В то время как проходили все эти события, хан Шекена, который следовал за Мадатовым на поле сражения, умер, не оставив прямого наследника. По приказу Ермолова столица ханства Нуха была тотчас оккупирована его (Ермолова) войсками и ханство было провозглашено русской провинцией (23 августа 1819 года).

В конце августа хан аваров Ахмет, собрав 6000 человек, появился у Внезапной, но потерпел от Ермолова жестокое поражение. Затем Ахмет был свергнут, а его владение было передано в руки его незаконного сына Сурхая, который правил до 1828 года.

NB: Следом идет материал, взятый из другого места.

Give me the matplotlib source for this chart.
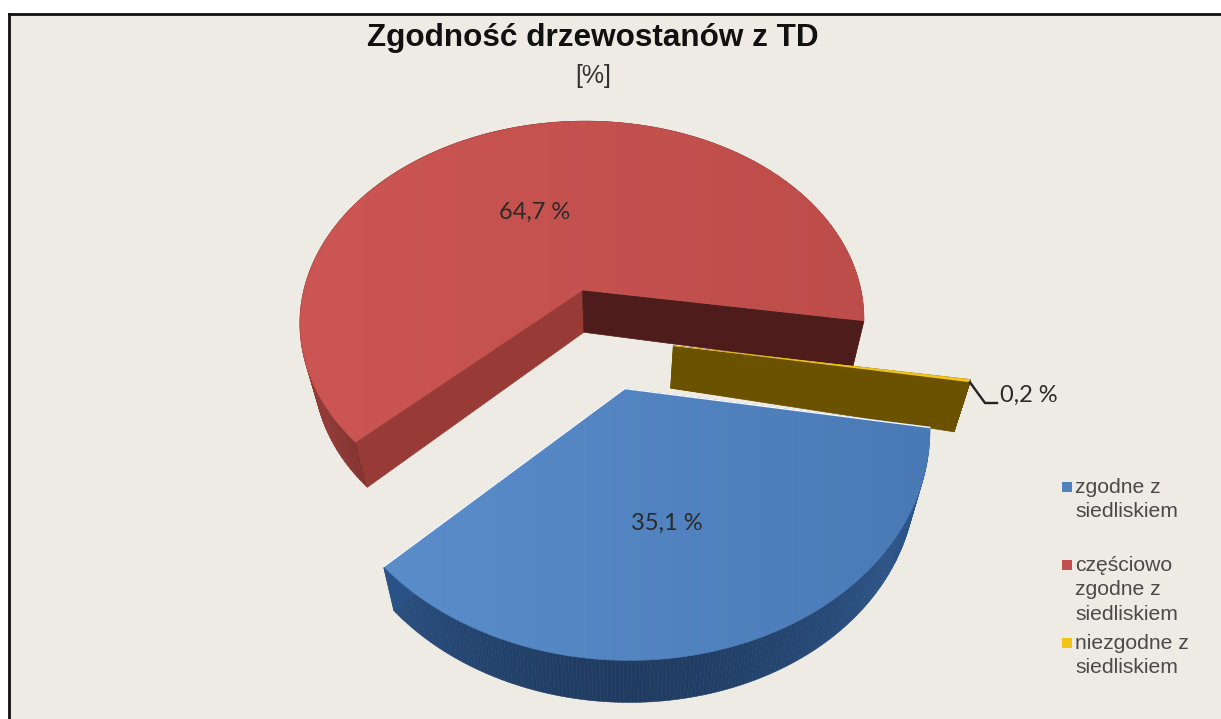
import numpy as np
import matplotlib
matplotlib.use("Agg")
import matplotlib.pyplot as plt
from matplotlib.colors import LinearSegmentedColormap
from matplotlib.patches import Polygon, Rectangle

# Chart content
title = "Zgodność drzewostanów z TD"
subtitle = "[%]"
categories = ["zgodne z\nsiedliskiem", "częściowo\nzgodne z\nsiedliskiem", "niezgodne z\nsiedliskiem"]
shares = [35.1, 64.7, 0.2]
top_colors = [("#5a8dca", "#4a7ab6"), ("#cc5654", "#bd4d4a"), ("#f2c51d", "#f2c51d")]
legend_colors = ["#4f81bd", "#c0504d", "#f2c314"]
wall_colors = ["#2b5286", "#8c3633", "#6b5200"]
near_cut_colors = ["#2b5286", "#983b37", "#6b5200"]
far_cut_colors = ["#2b5286", "#4e1c1a", "#6b5200"]

BG = "#eeebe4"
START_DEG = 9.6      # clockwise from the +X axis of the pie plane
EXPLODE = 0.245
X0, Y0, RX, RY, PERSP = 603.0, 337.5, 289.0, 210.0, -0.16
BOTTOM_SCALE, BOTTOM_X0, BOTTOM_DY, BOTTOM_FLARE = 0.955, 603.5, 42.0, 5.0


def project(x, y, bottom=False):
    """Perspective projection from the pie plane to figure pixels."""
    x, y = np.asarray(x, float), np.asarray(y, float)
    d = 1 + PERSP * y
    if bottom:
        return (BOTTOM_X0 + BOTTOM_SCALE * RX * x / d,
                Y0 + BOTTOM_DY + BOTTOM_FLARE * x ** 2 + RY * y / d)
    return X0 + RX * x / d, Y0 + RY * y / d


fig = plt.figure(figsize=(12.21, 7.19), dpi=100, facecolor="white")
ax = fig.add_axes([0, 0, 1, 1])
ax.set_xlim(0, 1221)
ax.set_ylim(719, 0)
ax.axis("off")

# Chart area with a dark frame on its top and left
ax.add_patch(Rectangle((9, 14), 1221, 719, facecolor=BG, edgecolor="none", zorder=0))
ax.plot([9, 9], [719, 14], color="#111111", lw=2.0, zorder=1, solid_capstyle="projecting")
ax.plot([9, 1221], [14, 14], color="#111111", lw=2.0, zorder=1, solid_capstyle="projecting")

spans = np.array(shares) / sum(shares) * 360.0
starts = START_DEG + np.concatenate([[0], np.cumsum(spans)[:-1]])
geometry = []
for a0, span in zip(starts, spans):
    mid = np.radians(a0 + span / 2)
    geometry.append((a0, span, EXPLODE * np.cos(mid), EXPLODE * np.sin(mid)))


def rim(i, n=200):
    a0, span, cx, cy = geometry[i]
    t = np.radians(np.linspace(a0, a0 + span, n))
    return cx + np.cos(t), cy + np.sin(t), t


def draw_slice(i, z):
    a0, span, cx, cy = geometry[i]
    x, y, t = rim(i)
    tx, ty = project(x, y)
    bx, by = project(x, y, bottom=True)
    ax_t, ay_t = project(cx, cy)
    ax_b, ay_b = project(cx, cy, bottom=True)

    # Cut face at the start of the sweep
    ax.add_patch(Polygon([(ax_t, ay_t), (tx[0], ty[0]), (bx[0], by[0]), (ax_b, ay_b)],
                         facecolor=near_cut_colors[i], edgecolor=near_cut_colors[i], lw=0.5, zorder=z))

    # Outer wall, darkest where it faces the viewer
    base = np.array(matplotlib.colors.to_rgb(wall_colors[i]))
    for j in range(len(t) - 1):
        shade = 0.72 + 0.38 * abs(np.cos(t[j])) ** 1.5
        col = np.clip(base * shade, 0, 1)
        ax.add_patch(Polygon([(tx[j], ty[j]), (tx[j + 1], ty[j + 1]), (bx[j + 1], by[j + 1]), (bx[j], by[j])],
                             facecolor=col, edgecolor=col, lw=0.4, zorder=z + 0.1))

    # Cut face at the end of the sweep, in front of the wall
    ax.add_patch(Polygon([(ax_t, ay_t), (tx[-1], ty[-1]), (bx[-1], by[-1]), (ax_b, ay_b)],
                         facecolor=far_cut_colors[i], edgecolor=far_cut_colors[i], lw=0.5, zorder=z + 0.2))

    # Top face with a soft left-to-right gradient
    outline = np.column_stack([np.r_[ax_t, tx], np.r_[ay_t, ty]])
    face = Polygon(outline, facecolor="none", edgecolor="none", zorder=z + 0.3)
    ax.add_patch(face)
    cmap = LinearSegmentedColormap.from_list("face", top_colors[i])
    img = ax.imshow(np.linspace(0, 1, 256).reshape(1, -1), cmap=cmap, aspect="auto",
                    extent=(outline[:, 0].min(), outline[:, 0].max(),
                            outline[:, 1].max(), outline[:, 1].min()), zorder=z + 0.3)
    img.set_clip_path(face)
    ax.plot(outline[:, 0], outline[:, 1], color=top_colors[i][1], lw=0.5, zorder=z + 0.35)
    return tx, ty, (ax_t, ay_t)


# Back-to-front: red, yellow, blue
draw_slice(1, 2)
yx, yy, _ = draw_slice(2, 3)
bx_, by_, apex = draw_slice(0, 4)

# Pale highlight along the blue slice's cut edges
ax.plot([bx_[0], apex[0], bx_[-1]], [by_[0], apex[1], by_[-1]], color="#f7fbff", lw=1.0, zorder=4.5)

ax.set_xlim(0, 1221)
ax.set_ylim(719, 0)

# Titles
ax.text(593, 38, title, ha="center", va="center", fontsize=22.7, fontweight="bold",
        family="Liberation Sans", color="#111111", zorder=6)
ax.text(593, 76, subtitle, ha="center", va="center", fontsize=18,
        family="Liberation Sans", color="#333333", zorder=6)

# Value labels
label_pos = [(667, 523), (535, 212), (1029, 395)]
for share, (lx, ly) in zip(shares, label_pos):
    ax.text(lx, ly, f"{share:.1f} %".replace(".", ","), ha="center", va="center",
            fontsize=17, family="Lato", color="#2a2a2a", zorder=6)

# Leader line from the thin slice to its label
tip_x, tip_y = yx[-1], yy[-1]
ax.plot([tip_x, 985, 997], [tip_y, 403, 403], color="#222222", lw=1.7, zorder=6)

# Legend
legend_y = [487, 565, 643]
for name, col, ly in zip(categories, legend_colors, legend_y):
    ax.scatter([1067], [ly], marker="s", s=50, color=col, zorder=6, linewidths=0)
    ax.text(1075, ly - 9, name, ha="left", va="top", fontsize=15.2, linespacing=1.365,
            family="Liberation Sans", color="#4a4a4a", zorder=6)

fig.savefig("out.png", dpi=100, facecolor="white")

Примерно в это же время, пока строилась Внезапная, чеченцы увели табун полковых лошадей. Ермолов, узнав, что виновные принадлежат к клану, издавна жившему в Кумыкской степи, решил наказать их и заодно раз и навсегда избавить равнину от их присутствия. Для этого он преподал им такой жестокий урок, что они добровольно покинули обжитые места. Для своего эксперимента он выбрал богатый и населенный аул Дади-Юрт, расположенный на берегах Терека. Жители аула в основном промышляли разбоем, но столь умело заметали следы своих грязных дел, что очень редко удавалось доказать их вину. Генералу Сысоеву было приказано незаметно приблизиться к аулу, окружить его и заставить жителей отойти за Сунжу. В случае отказа – а никто ничего другого и не ожидал – он должен был штурмом взять аул и не щадить никого.